Presently, the ARB staff is attempting to clarify the scope of Judge Goldsmith’s ruling terms of the implementation and writ to be issued, so that it will apply solely to the cap-and-trade program, allowing the other Scoping Plan policies to continue as scheduled. Kennedy stated, “[W]e are in discussion with the petitioners to narrow the final risk so not all the measures in the Scoping Plan are put at risk…we do think there is room to make sure whatever the final decision is is written in a way that is more narrow than some of the readings might be at this point.” ARB spokesman Young echoed those hopes stating: “we believe the plaintiffs did not intend to put on hold efforts to improve energy efficiency, establish clean car standards, and develop low carbon fuel regulators.” However, the ARB may have a tougher road than anticipated. Jesse Marquez, executive director of Coalition for a Safe Environment, a plaintiff in the case, insists the plaintiffs will not be satisfied until cap-and-trade is completely eliminated from the ARB’s plan and is, instead, replaced with direct regulation.
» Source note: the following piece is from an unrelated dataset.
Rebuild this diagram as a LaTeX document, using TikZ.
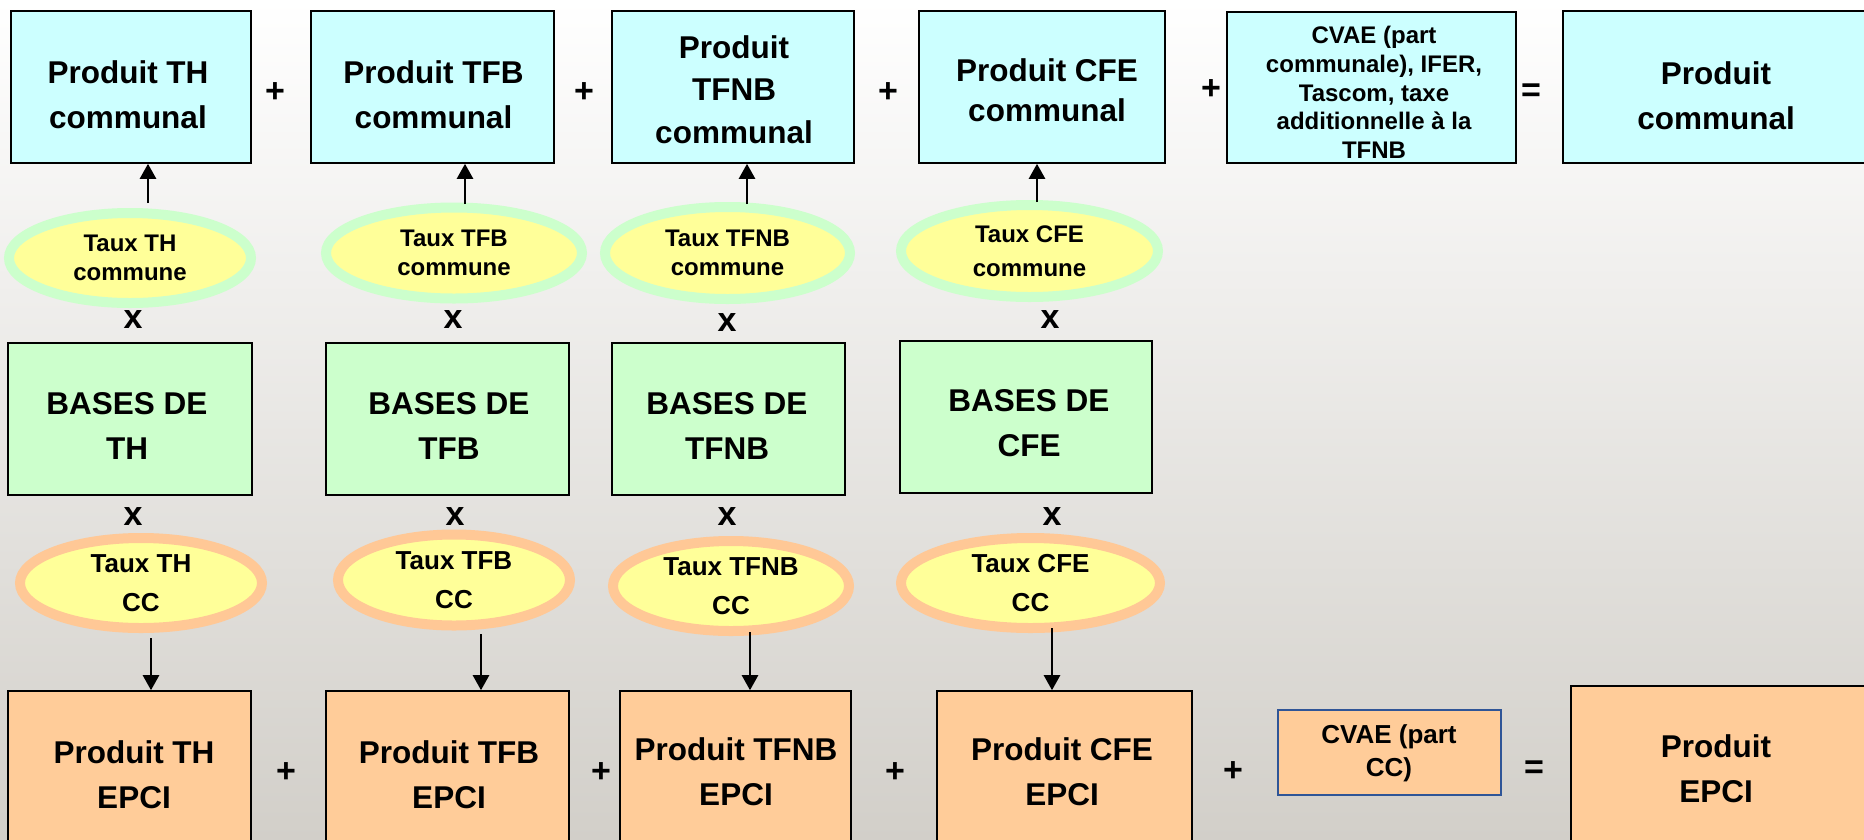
\documentclass[tikz,border=0pt]{standalone}
\usepackage{fontspec}
\setmainfont{Liberation Sans}
\usetikzlibrary{shapes.geometric,arrows.meta}
\definecolor{cyanfill}{HTML}{CCFFFF}
\definecolor{greenfill}{HTML}{CCFFCC}
\definecolor{orangefill}{HTML}{FFCC99}
\definecolor{yellowfill}{HTML}{FFFF99}
\definecolor{greenring}{HTML}{CCFFCC}
\definecolor{orangering}{HTML}{FFC896}
\definecolor{blueborder}{HTML}{2F5597}
\definecolor{bgbottom}{RGB}{210,207,201}
\tikzset{
  sz/.style 2 args={minimum width=#1pt, minimum height=#2pt},
  rbox/.style={draw=black, line width=1.6pt, inner sep=0pt},
  cbox/.style={rbox, fill=cyanfill},
  gbox/.style={rbox, fill=greenfill},
  obox/.style={rbox, fill=orangefill},
  bbox/.style={draw=blueborder, line width=1.3pt, fill=orangefill, inner sep=0pt},
  big/.style={font=\fontsize{31.5}{45}\selectfont\bfseries, align=center, inner sep=0pt},
  small/.style={font=\fontsize{24}{28.7}\selectfont\bfseries, align=center, inner sep=0pt},
  ell/.style={ellipse, fill=yellowfill, line width=10pt, inner sep=0pt, align=center,
    font=\fontsize{24}{29}\selectfont\bfseries},
  ellg/.style={ell, draw=greenring},
  ello/.style={ell, draw=orangering, font=\fontsize{26}{39.5}\selectfont\bfseries},
  sym/.style={font=\fontsize{34}{34}\selectfont\bfseries, inner sep=0pt},
  arr/.style={line width=2.5pt, -{Triangle[width=16pt,length=15pt]}}
}
\begin{document}
\begin{tikzpicture}[x=1pt,y=-1pt]
\useasboundingbox (0,0) rectangle (1864,839);
\clip (0,0) rectangle (1864,839);
\shade[top color=white, bottom color=bgbottom] (0,0) rectangle (1864,839);

% ---------- row 1: communal products ----------
\node[cbox, sz={240}{152}] (thc) at (131,87) {};
\node[big] (thct) at (128,94.5) {Produit TH\\communal};
\node[cbox, sz={243}{152}] (tfbc) at (432.5,87) {};
\node[big] (tfbct) at (433.5,94.5) {Produit TFB\\communal};
\node[cbox, sz={242}{152}] (tfnbc) at (733,87) {};
\node[big, font=\fontsize{31.5}{42.5}\selectfont\bfseries] (tfnbct) at (734,89.5) {Produit\\TFNB\\communal};
\node[cbox, sz={246}{152}] (cfec) at (1042,87) {};
\node[big, font=\fontsize{31.5}{40}\selectfont\bfseries] (cfect) at (1047,90) {Produit CFE\\communal};
\node[cbox, sz={289}{151}] (cvaec) at (1371.5,87.5) {};
\node[small] (cvaect) at (1374,92.5) {CVAE (part\\communale), IFER,\\Tascom, taxe\\additionnelle à la\\TFNB};
\node[cbox, sz={317}{152}] (pcomm) at (1721.5,87) {};
\node[big] (pcommt) at (1716,95.5) {Produit\\communal};

\node[sym] (p1) at (275,93) {+};
\node[sym] (p2) at (584,93) {+};
\node[sym] (p3) at (888,93) {+};
\node[sym] (p4) at (1211,90) {+};
\node[sym] (e1) at (1531,93) {=};

% ---------- row 2: communal rates ----------
\node[ellg, sz={242}{90}] (thce) at (130,258) {Taux TH\\commune};
\node[ellg, sz={256}{91}] (tfbce) at (454,253) {Taux TFB\\commune};
\node[ellg, sz={245}{92}] (tfnbce) at (727.5,253) {Taux TFNB\\commune};
\node[ellg, sz={257}{92}, font=\fontsize{24}{34}\selectfont\bfseries] (cfece) at (1029.5,251) {Taux CFE\\commune};

\coordinate (u1) at (148,203);
\coordinate (u2) at (465,204);
\coordinate (u3) at (747,204);
\coordinate (u4) at (1037,202);
\draw[arr] (u1) -- (thc.south -| u1);
\draw[arr] (u2) -- (tfbc.south -| u2);
\draw[arr] (u3) -- (tfnbc.south -| u3);
\draw[arr] (u4) -- (cfec.south -| u4);

\node[sym] (x1) at (133,320) {x};
\node[sym] (x2) at (453,320) {x};
\node[sym] (x3) at (727,323) {x};
\node[sym] (x4) at (1050,320) {x};

% ---------- row 3: bases ----------
\node[gbox, sz={244}{152}] (thb) at (130,419) {};
\node[big] (thbt) at (127,425.5) {BASES DE\\TH};
\node[gbox, sz={243}{152}] (tfbb) at (447.5,419) {};
\node[big] (tfbbt) at (449,425.5) {BASES DE\\TFB};
\node[gbox, sz={233}{152}] (tfnbb) at (728.5,419) {};
\node[big] (tfnbbt) at (727,425.5) {BASES DE\\TFNB};
\node[gbox, sz={252}{152}] (cfeb) at (1026,417) {};
\node[big] (cfebt) at (1029,423.5) {BASES DE\\CFE};

\node[sym] (y1) at (133,517) {x};
\node[sym] (y2) at (455,517) {x};
\node[sym] (y3) at (727,517) {x};
\node[sym] (y4) at (1052,517) {x};

% ---------- row 4: CC rates ----------
\node[ello, sz={242}{90}] (thcc) at (141,583) {Taux TH\\CC};
\node[ello, sz={232}{91}] (tfbcc) at (454,580) {Taux TFB\\CC};
\node[ello, sz={236}{90}] (tfnbcc) at (731,586) {Taux TFNB\\CC};
\node[ello, sz={259}{90}] (cfecc) at (1030.5,583) {Taux CFE\\CC};

% ---------- row 5: EPCI products ----------
\node[obox, sz={243}{209}] (the) at (129.5,795.5) {};
\node[big] (thet) at (134,774.5) {Produit TH\\EPCI};
\node[obox, sz={243}{209}] (tfbe) at (447.5,795.5) {};
\node[big] (tfbet) at (449,774.5) {Produit TFB\\EPCI};
\node[obox, sz={231}{209}] (tfnbe) at (735.5,795.5) {};
\node[big] (tfnbet) at (736,771.5) {Produit TFNB\\EPCI};
\node[obox, sz={255}{209}] (cfee) at (1064.5,795.5) {};
\node[big] (cfeet) at (1062,771.5) {Produit CFE\\EPCI};
\node[bbox, sz={223}{85}] (cvaecc) at (1389.5,752.5) {};
\node[font=\fontsize{26}{33}\selectfont\bfseries, align=center, inner sep=0pt] (cvaecct) at (1389,753.5) {CVAE (part\\CC)};
\node[obox, sz={319}{214}] (pepci) at (1730.5,793) {};
\node[big] (pepcit) at (1716,768.5) {Produit\\EPCI};

\node[sym] (q1) at (286,773) {+};
\node[sym] (q2) at (601,773) {+};
\node[sym] (q3) at (895,773) {+};
\node[sym] (q4) at (1233,772) {+};
\node[sym] (e2) at (1534,770) {=};

\coordinate (d1) at (151,638);
\coordinate (d2) at (481,634);
\coordinate (d3) at (750,632);
\coordinate (d4) at (1052,628);
\draw[arr] (d1) -- (the.north -| d1);
\draw[arr] (d2) -- (tfbe.north -| d2);
\draw[arr] (d3) -- (tfnbe.north -| d3);
\draw[arr] (d4) -- (cfee.north -| d4);
\end{tikzpicture}
\end{document}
When asked if there were any concession his group would make on a carbon market, Marquez replied, “Absolutely no…Even if you put in a tax, a tax still allows refiners to continue polluting…They’ll just spend millions to offset their pollution. The only way to offset refiner pollution is to eliminate refiner pollution.”
Taken at its word, any glimmer of hope to expedite a resolution to quickly advance the ARB’s cap-and-trade program fades and significant delay, though not defeat , is inevitable.